»»

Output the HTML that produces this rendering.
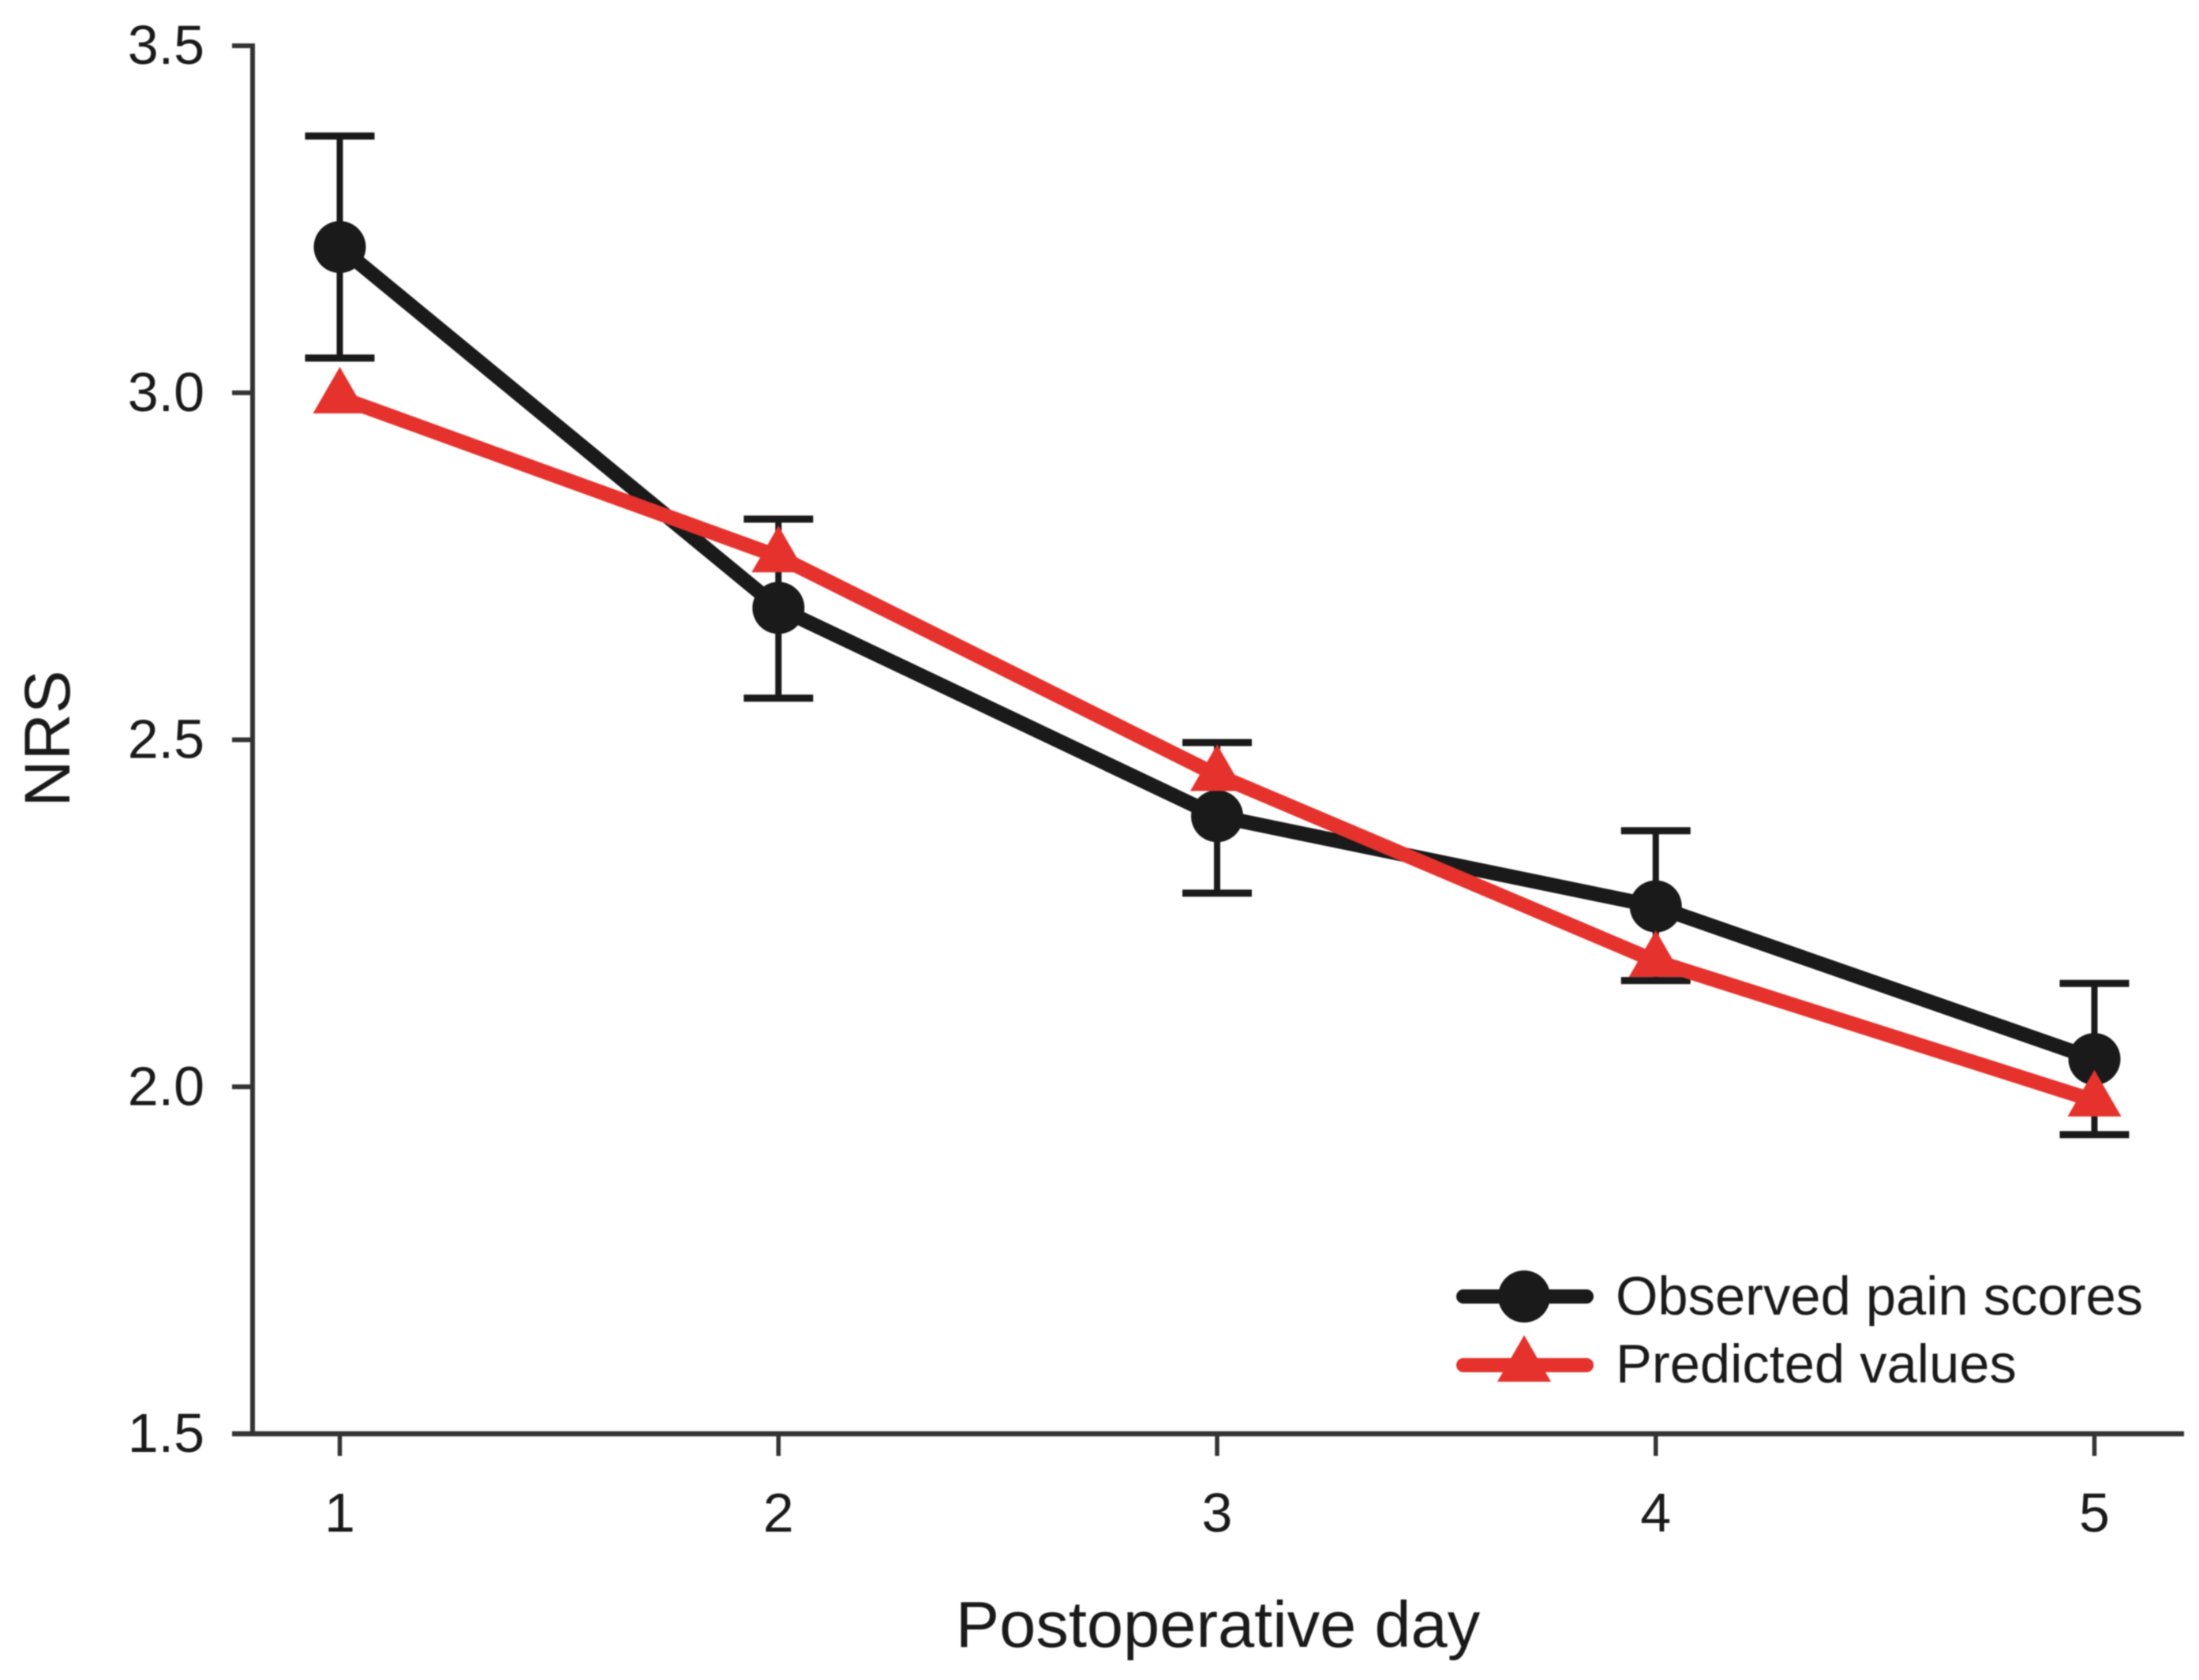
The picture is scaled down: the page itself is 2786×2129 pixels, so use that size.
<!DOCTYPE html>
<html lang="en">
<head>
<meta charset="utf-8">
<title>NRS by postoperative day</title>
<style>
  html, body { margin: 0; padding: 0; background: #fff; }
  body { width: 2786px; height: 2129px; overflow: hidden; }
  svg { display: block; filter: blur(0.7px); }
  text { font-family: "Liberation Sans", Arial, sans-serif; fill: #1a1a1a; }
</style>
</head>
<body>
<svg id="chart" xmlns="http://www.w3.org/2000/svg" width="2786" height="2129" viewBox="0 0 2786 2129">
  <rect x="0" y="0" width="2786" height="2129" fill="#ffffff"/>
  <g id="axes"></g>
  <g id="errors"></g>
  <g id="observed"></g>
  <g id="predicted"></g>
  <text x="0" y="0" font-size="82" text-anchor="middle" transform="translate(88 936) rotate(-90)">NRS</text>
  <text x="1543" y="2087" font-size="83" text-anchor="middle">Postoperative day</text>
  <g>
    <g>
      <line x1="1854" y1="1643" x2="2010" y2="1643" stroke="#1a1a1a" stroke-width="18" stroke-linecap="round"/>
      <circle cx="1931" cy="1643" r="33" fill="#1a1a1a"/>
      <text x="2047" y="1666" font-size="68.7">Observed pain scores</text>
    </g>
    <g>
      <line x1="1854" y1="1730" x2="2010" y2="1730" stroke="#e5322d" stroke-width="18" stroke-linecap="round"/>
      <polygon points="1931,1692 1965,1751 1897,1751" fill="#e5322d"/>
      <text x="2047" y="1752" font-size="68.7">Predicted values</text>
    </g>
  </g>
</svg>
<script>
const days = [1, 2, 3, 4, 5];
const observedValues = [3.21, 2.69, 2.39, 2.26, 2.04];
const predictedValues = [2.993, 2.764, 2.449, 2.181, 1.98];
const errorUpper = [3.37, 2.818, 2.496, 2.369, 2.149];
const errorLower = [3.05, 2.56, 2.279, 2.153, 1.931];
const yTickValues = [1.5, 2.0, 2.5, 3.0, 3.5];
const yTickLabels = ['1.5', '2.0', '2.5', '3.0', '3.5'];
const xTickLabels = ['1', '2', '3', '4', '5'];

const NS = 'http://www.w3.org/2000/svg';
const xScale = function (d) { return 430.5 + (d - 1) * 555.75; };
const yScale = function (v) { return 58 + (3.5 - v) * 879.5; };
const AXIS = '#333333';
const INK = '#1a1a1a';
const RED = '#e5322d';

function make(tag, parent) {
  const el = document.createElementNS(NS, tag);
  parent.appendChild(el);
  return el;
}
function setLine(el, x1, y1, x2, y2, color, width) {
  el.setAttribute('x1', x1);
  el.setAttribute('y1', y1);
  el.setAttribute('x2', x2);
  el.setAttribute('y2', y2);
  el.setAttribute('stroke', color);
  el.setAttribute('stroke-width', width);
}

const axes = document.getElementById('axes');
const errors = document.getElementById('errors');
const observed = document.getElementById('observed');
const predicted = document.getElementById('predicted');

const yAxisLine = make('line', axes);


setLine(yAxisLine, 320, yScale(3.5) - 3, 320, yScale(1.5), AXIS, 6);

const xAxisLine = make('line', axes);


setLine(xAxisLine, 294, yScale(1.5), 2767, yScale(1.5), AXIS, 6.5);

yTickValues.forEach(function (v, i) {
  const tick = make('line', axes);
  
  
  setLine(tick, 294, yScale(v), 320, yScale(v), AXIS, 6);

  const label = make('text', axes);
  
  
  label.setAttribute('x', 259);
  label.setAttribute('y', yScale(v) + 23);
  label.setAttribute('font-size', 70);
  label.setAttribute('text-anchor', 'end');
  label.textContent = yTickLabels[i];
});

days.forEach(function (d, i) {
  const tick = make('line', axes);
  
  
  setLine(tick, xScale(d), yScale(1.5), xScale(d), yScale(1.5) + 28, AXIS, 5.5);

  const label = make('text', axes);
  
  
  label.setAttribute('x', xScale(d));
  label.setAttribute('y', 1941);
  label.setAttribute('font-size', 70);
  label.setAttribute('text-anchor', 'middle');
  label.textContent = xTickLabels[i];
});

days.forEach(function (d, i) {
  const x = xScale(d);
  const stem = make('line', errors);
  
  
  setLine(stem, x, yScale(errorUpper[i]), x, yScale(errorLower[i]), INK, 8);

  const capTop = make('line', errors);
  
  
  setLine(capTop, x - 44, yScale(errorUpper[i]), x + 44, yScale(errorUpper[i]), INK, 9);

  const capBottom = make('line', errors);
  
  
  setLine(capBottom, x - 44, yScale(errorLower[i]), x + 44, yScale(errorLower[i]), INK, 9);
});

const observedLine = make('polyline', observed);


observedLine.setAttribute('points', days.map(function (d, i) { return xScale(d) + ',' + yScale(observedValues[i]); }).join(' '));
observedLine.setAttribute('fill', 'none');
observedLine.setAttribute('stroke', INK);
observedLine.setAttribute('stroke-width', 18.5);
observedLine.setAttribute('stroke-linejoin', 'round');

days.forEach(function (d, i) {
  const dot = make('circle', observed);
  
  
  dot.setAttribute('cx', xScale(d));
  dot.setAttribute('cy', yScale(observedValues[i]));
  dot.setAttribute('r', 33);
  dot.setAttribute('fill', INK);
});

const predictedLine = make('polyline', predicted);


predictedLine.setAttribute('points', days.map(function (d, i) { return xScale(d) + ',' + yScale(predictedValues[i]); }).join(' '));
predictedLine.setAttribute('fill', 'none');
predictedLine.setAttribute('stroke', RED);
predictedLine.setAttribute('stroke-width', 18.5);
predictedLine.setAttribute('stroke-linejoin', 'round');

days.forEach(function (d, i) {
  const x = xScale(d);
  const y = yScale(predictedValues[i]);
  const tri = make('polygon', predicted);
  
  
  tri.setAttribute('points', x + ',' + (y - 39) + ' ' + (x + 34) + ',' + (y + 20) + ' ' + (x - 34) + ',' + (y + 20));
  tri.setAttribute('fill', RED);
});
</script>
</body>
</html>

««

WRITTEN TASK:
List all lines where "that" occurs.

TASK RESPONSE:
Output the HTML that produces this rendering.
The picture is scaled down: the page itself is 2786×2129 pixels, so use that size.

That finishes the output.